The most exciting of the alternatively processed coffees we sourced this month, the Social Coffee Panama Los Lajones honey coffee (topping the reviews at 93), could be seen as a successful compromise both in processing method and sensory profile. Honey refers to a processing method that situates half-way between dry processing and wet processing. In the honey process the skin is removed from the beans but they are dried with the fruit pulp still clinging to them. The process is a tricky one, since the beans are sticky and tend to clump during drying and the sugars in the drying pulp can attract moulds that turn the cup heavy and expressionless. (In a variant of this method, some of the pulp, but not all, may be removed by machine to reduce the risk of mould and speed up drying.) Either way, a successfully honey-processed coffee of this kind can show a lovely fruit and floral character, like fine wet-processed coffee, while also displaying hints of the deeper, rounder character associated with dry-processing. Certainly not all honey coffees successfully pull off this balancing act, but the Social Los Lajones most definitely does. It also was roasted a bit darker than most of the wet-processed coffees we cupped, pushing some of the fruit toward chocolate and deepening fresh-cut fir and related non-fruit notes.

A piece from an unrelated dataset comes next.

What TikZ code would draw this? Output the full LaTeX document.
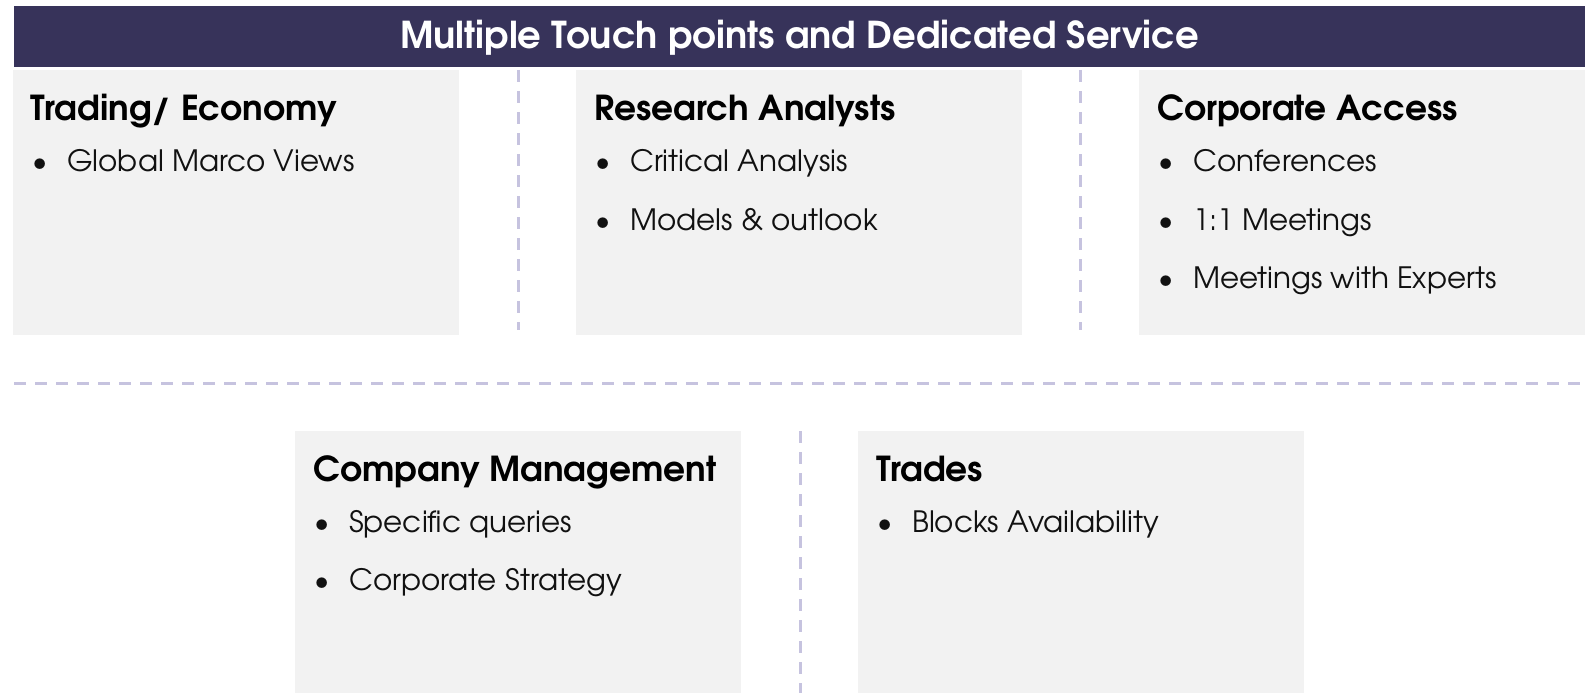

A word on nomenclature. “Honey” coffee is the latest term to describe coffee processed by this hybrid method. The method is also called “pulped natural,” a term invented by the Brazilian coffee industry, which also can take credit for refining and popularizing this method and its variants. Other terms in use for the honey process or its variants are “semi-washed” and “semi-dry.” Honey, by the way, derives from a common Latin-American term for the pulp of the coffee fruit, “miel” or honey.
Disappointing Dark Roasts
Aside from the Van Houtte Sumatra and the Canterbury Resiprocate Espresso Verità, we were not much impressed by the darker roasted coffees we received. In most cases, the coffee seemed to lack sufficient character to stand up to a dark roast; the slightly charred, at best vaguely dark-chocolaty, impact of the roast appeared to dominate the possibilities of the green coffees.